AIM OF THE EXERCISE >> From the listing that follows, reproduce only the lines from the one holding "Output the component" through the one holding "import * as", both included, with no pictures.

DATA SUPPLIED >>
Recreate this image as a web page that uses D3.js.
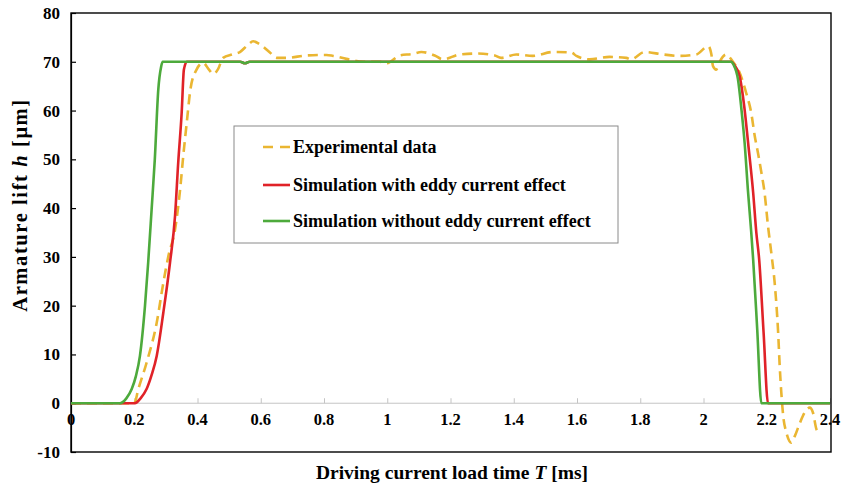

---

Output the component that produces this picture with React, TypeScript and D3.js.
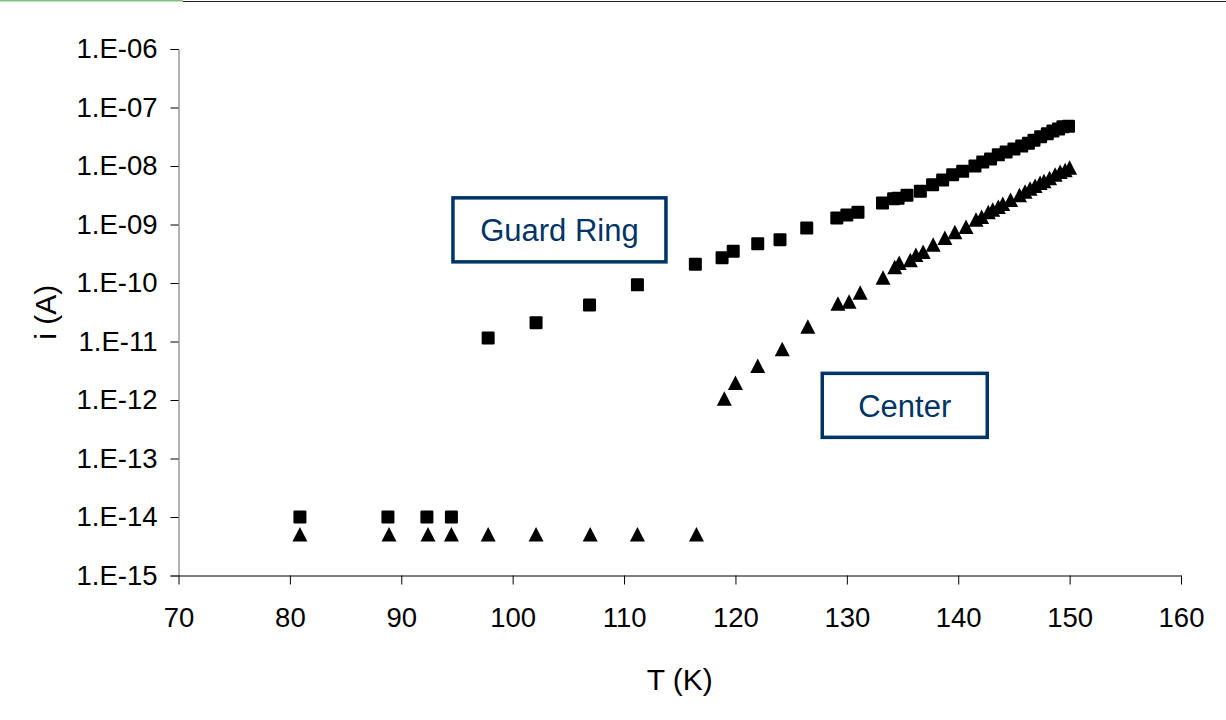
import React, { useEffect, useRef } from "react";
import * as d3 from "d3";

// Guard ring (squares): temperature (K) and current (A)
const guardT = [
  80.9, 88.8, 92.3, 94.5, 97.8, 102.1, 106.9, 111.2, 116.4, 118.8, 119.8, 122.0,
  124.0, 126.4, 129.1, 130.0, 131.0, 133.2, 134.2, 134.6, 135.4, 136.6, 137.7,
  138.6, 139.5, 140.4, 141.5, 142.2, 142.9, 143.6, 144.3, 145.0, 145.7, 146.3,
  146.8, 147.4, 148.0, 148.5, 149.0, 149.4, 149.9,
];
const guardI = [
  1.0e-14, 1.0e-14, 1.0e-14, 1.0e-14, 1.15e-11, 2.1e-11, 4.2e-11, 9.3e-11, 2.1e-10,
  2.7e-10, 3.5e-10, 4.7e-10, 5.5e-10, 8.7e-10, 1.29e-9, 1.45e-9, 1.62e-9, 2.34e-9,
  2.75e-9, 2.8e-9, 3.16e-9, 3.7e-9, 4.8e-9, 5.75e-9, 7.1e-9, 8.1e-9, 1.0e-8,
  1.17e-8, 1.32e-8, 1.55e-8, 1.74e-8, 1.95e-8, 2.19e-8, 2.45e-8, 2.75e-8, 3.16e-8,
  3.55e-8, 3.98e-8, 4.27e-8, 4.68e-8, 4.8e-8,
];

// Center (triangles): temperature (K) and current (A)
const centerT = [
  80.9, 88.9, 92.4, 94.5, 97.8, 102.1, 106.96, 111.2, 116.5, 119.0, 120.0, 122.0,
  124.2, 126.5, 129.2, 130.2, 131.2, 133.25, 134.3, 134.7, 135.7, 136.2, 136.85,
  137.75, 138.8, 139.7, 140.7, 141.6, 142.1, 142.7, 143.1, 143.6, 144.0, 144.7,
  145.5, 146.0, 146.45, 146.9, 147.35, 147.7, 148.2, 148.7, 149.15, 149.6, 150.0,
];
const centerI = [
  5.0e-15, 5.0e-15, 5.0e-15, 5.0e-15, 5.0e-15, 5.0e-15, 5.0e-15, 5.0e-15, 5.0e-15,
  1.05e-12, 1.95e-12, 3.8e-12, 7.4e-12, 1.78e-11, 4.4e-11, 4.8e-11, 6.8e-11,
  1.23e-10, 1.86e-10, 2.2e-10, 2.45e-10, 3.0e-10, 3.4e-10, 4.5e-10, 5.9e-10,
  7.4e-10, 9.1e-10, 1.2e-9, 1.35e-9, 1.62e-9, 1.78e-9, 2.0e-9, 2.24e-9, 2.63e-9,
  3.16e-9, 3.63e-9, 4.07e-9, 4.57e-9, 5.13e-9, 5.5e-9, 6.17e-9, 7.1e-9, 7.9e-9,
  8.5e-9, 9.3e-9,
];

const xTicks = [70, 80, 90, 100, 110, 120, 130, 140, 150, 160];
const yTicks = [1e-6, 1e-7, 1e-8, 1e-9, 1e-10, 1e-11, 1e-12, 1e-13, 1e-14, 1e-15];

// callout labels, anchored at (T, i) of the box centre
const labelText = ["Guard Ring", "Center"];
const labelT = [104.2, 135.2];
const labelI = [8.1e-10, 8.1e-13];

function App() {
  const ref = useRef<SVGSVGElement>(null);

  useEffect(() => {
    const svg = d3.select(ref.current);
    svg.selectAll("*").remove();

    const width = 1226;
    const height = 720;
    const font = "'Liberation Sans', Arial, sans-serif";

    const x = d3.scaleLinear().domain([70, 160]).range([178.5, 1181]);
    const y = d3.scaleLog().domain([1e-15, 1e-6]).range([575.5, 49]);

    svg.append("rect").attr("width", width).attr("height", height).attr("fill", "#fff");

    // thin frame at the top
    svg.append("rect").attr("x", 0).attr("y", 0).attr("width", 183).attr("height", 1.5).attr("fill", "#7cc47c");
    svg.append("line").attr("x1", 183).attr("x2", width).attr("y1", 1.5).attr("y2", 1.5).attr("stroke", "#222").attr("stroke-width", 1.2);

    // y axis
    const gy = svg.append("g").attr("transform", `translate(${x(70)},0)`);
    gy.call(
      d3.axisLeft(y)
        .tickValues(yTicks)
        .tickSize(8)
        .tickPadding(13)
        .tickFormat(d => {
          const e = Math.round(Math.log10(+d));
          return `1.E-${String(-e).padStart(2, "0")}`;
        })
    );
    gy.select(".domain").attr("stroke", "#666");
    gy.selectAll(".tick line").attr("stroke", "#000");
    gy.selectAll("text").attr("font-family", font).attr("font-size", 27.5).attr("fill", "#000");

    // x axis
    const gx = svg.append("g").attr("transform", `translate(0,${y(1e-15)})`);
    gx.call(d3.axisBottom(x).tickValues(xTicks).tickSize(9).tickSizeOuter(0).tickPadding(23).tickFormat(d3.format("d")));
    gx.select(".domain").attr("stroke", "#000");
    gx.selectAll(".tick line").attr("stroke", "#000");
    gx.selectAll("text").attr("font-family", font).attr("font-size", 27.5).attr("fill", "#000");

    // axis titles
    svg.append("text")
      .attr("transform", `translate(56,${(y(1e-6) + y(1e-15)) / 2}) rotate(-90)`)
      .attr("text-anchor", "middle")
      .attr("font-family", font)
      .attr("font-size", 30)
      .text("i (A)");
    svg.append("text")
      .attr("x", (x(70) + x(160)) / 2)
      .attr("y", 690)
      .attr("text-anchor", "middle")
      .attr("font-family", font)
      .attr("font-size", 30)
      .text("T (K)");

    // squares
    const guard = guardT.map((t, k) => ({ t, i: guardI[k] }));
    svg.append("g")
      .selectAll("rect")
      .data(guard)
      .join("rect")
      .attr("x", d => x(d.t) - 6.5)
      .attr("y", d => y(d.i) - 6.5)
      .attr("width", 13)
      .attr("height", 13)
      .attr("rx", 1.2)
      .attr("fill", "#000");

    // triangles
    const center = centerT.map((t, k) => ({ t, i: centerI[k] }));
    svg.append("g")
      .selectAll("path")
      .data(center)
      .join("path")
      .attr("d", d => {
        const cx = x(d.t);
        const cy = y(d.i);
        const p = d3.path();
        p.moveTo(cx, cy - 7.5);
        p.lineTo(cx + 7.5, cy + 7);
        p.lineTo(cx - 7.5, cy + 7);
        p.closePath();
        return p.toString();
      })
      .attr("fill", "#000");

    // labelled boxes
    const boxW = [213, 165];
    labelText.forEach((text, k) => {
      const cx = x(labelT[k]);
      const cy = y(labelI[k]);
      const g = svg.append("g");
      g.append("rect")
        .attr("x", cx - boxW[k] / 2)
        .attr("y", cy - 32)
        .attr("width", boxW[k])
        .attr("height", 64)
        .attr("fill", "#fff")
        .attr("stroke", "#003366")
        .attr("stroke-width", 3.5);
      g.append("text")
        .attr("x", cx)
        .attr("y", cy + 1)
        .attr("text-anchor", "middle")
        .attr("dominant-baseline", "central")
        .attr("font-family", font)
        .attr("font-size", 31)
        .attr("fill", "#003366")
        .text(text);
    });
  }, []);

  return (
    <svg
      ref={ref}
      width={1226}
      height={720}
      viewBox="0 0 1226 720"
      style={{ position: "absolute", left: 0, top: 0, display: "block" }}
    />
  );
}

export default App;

SOLUTION BELOW >>
Output the component that produces this picture with React, TypeScript and D3.js.
import React, { useEffect, useRef } from "react";
import * as d3 from "d3";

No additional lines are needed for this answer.